Justiça australiana nega difamação e diz que militar condecorado é ‘criminoso’

Ben Roberts-Smith perdeu ação movida contra três jornais que relataram os assassinatos de prisioneiros afegãos desarmados

A Justiça da Austrália emitiu na quinta-feira (1º ) uma sentença refutando a alegação de calúnia e difamação feita por Ben Roberts-Smith, o mais condecorado dos militares australianos vivos, em uma ação movida contra três jornais locais. A derrota legal tem um efeito mais amplo, ao estabelecer que o soldado é um criminoso de guerra responsável pelas mortes de prisioneiros afegãos desarmados. As informações são do jornal The Guardian.

Os crimes de guerra foram revelados pelos jornais Age, Sydney Morning Herald e Canberra Times em 2018. Um dos casos havia ocorrido em 2012, quando o militar jogou de um penhasco um prisioneiro algemado identificado como Ali Jan, que sobreviveu à queda de dez metros. Então, Roberts-Smith agrediu novamente o homem e posteriormente ordenou a um subordinado que o executasse.

No julgamento foram citados doutros dois assassinatos atribuídos ao militar. Ambos ocorreram durante uma operação em um complexo afegão identificado como Whiskey 108, em 2009. Durante a missão, as forças australianas encontraram dois afegãos escondidos em um túnel, um idoso e um jovem com uma prótese na perna. Roberts-Smith ordenou que um soldado executasse sumariamente o mais velho, enquanto ele próprio matou o mais jovem com tiros de metralhadora.

O militar australiano Ben Roberts-Smith (terno azul e gravata vermelha), acusado de crimes de guerra no Afeganistão (Foto: Arlington National Cemetery/Flickr)

Entre as revelações macabras feitas por testemunhas que combateram ao lado do condecorado militar, a de que a prótese do afegão assassinado foi guardada pelo batalhão como um troféu. Em mais de uma ocasião, soldados a teriam usado como um recipiente para armazenar e consumir bebida alcoólica.
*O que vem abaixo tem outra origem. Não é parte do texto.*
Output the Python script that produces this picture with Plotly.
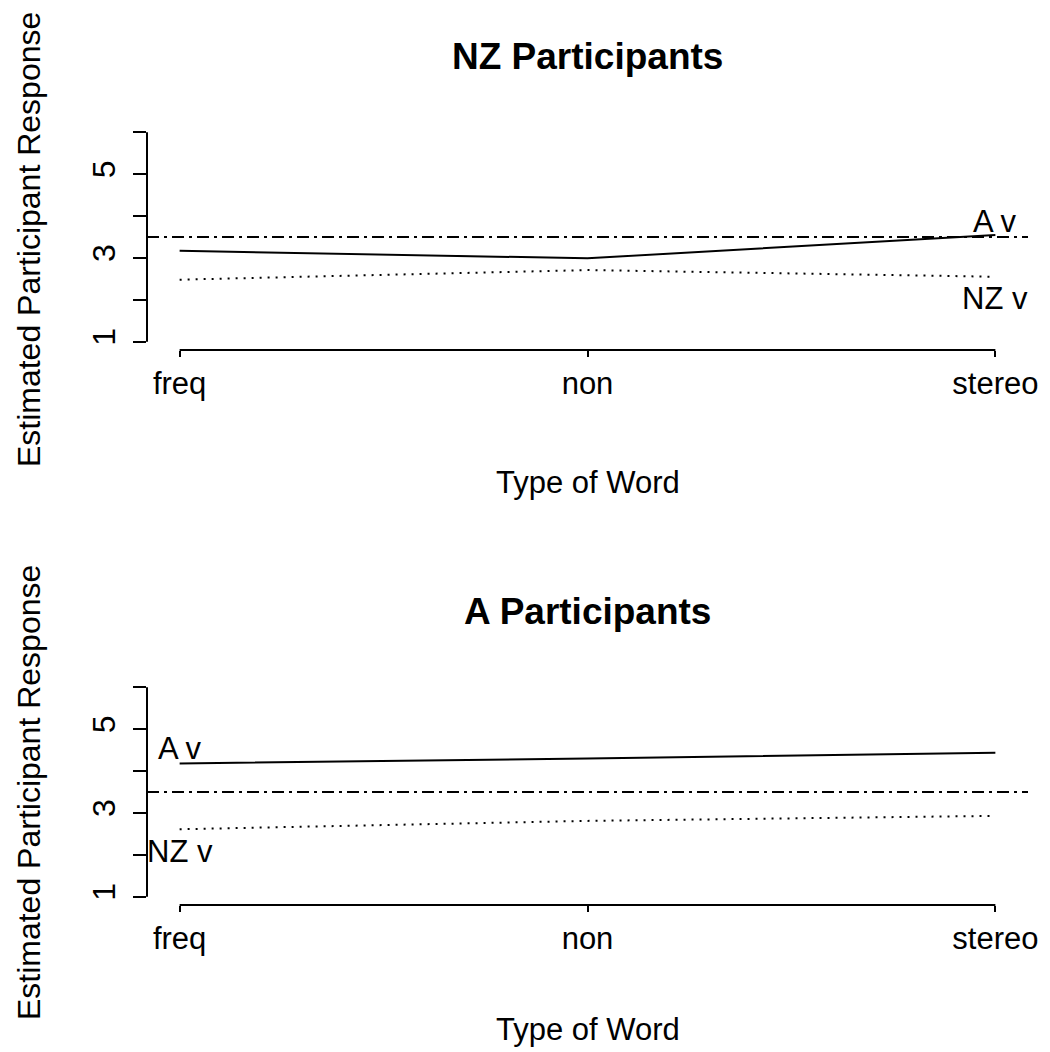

Na sentença, o juiz negou a alegação de que as matérias jornalísticas foram difamatórias e caluniosas, considerando que os jornais conseguiram provar a veracidade dos fatos noticiados. O magistrado ainda afirmou que o militar é um “criminoso” que “quebrou as regras morais e legais do engajamento militar”.

O “julgamento do século”, como a mídia australiana vinha chamando o caso, começou com um processo movido por Roberts-Smith em 2019, um ano após as publicações das matérias pelos três jornais. Com a derrota, o militar tende a arcar com uma fortuna em custas processuais, estimadas em mais de US$ 35 milhões. Ele, porém, não compareceu ao tribunal, vez que atualmente está de férias em Bali, na Indonésia.

Em um primeiro momento, o soldado anunciou sua saída do cargo de gestão que ocupava na empresa de comunicação Seven West Media, cujo dono, o magnata Kerry Stokes, arcou com parte dos custos da ação judicial.

O militar provavelmente perderá inclusive a Cruz Vitória, mais alta condecoração militar oferecida na Austrália, que ele recebeu do governo pela “mais notável bravura” em uma batalha de 2010. A honraria foi dada como garantia pelo soldado em um empréstimo de US$ 2 milhões, e a derrota legal significa que ele precisará arcar com o prejuízo.

Entretanto, como a ação foi movida na esfera cível, não levará a uma condenação criminal do soldado pelos crimes cometidos.